Cleveland Browns QB DeShone Kizer

Kizer may already be better than Brock Osweiler. That’s how good he looked in his first preseason game, completing 11-of-18 passes with one touchdown against the Saints. Better yet, he flashed the big arm that the Browns loved during the predraft process, striking twice on deep balls. Predictably though, the learning curve remains immense for the second-round pick out of Notre Dame. “He is a lot better than he was in the spring, but he is still not there guys, and he knows it,” quarterbacks coach David Lee said. Pay attention to whether or not the 21-year-old Kizer lines up under center against the Giants, or if he remains in shotgun where he is more comfortable. Things like that will help determine whether or not he becomes the starter.
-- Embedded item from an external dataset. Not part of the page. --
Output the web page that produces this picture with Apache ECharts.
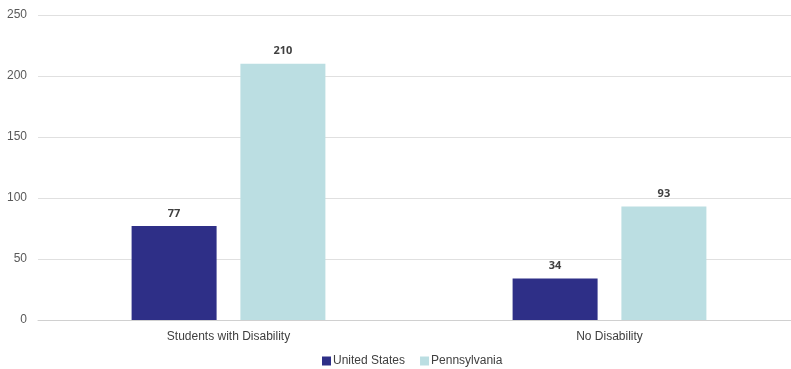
<!DOCTYPE html>
<html>
<head>
    <meta charset="utf-8">
    <title>ECharts</title>
    <script src="https://cdn.jsdelivr.net/npm/echarts@6/dist/echarts.min.js"></script>
    <style>
        html, body { margin: 0; padding: 0; background: #fff; overflow: hidden; }
    </style>
</head>
<body>
<!-- the chart is a bit wider than the window: the gridlines run off the right edge -->
<div id="main" style="width: 800px;height:369px;"></div>
<script type="text/javascript">
    var categories = ['Students with Disability', 'No Disability'];
    var usValues = [77, 34];
    var paValues = [210, 93];
    var seriesNames = ['United States', 'Pennsylvania'];

    var myChart = echarts.init(document.getElementById('main'));

    var labelStyle = {
        show: true,
        position: 'top',
        distance: 7,
        color: '#404040',
        fontFamily: 'Open Sans',
        fontWeight: 'bold',
        fontSize: 11
    };

    var option = {
        animation: false,
        textStyle: { fontFamily: 'Liberation Sans' },
        grid: { left: 38, top: 15, width: 762, height: 305 },
        legend: {
            data: seriesNames,
            top: 350,
            left: 317,
            itemWidth: 9,
            itemHeight: 9,
            itemGap: 15,
            icon: 'rect',
            textStyle: { color: '#404040', fontSize: 12, fontFamily: 'Liberation Sans', padding: [0, 0, 0, -3] }
        },
        xAxis: {
            type: 'category',
            data: categories,
            axisLine: { lineStyle: { color: '#d0d0d0' } },
            axisTick: { show: false },
            axisLabel: { color: '#404040', fontSize: 12, margin: 11 }
        },
        yAxis: {
            type: 'value',
            min: 0,
            max: 250,
            interval: 50,
            axisLine: { show: false },
            axisTick: { show: false },
            axisLabel: { color: '#595959', fontSize: 12, margin: 11 },
            splitLine: { lineStyle: { color: '#e0e0e0' } }
        },
        series: [
            {
                name: seriesNames[0],
                type: 'bar',
                data: usValues,
                barWidth: 85,
                barGap: '28%',
                itemStyle: { color: '#2e2f87' },
                label: labelStyle
            },
            {
                name: seriesNames[1],
                type: 'bar',
                data: paValues,
                barWidth: 85,
                itemStyle: { color: '#bbdee2' },
                label: labelStyle
            }
        ]
    };

    myChart.setOption(option);
</script>
</body>
</html>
Cincinnati Bengals RB Joe Mixon

Mixon could not have been more impressive during his first NFL game action. The rookie running back displayed a lethal combination of patience as a runner and elusiveness as a pass-catcher, amassing a 5.2 rushing average, along with 42 yards on just seven touches in one half of action. Additionally, Mixon looked comfortable in pass protection and showed his versatility when the Bengals split him out as a receiver. The former Oklahoma Sooner provides a much different style than starter Jeremy Hill. He’s far more dynamic in the open field and his ability to catch the ball out of the backfield makes Giovani Bernard somewhat expendable. If Mixon continues to play well, the Bengals will have no choice but to keep their second-round pick on the field.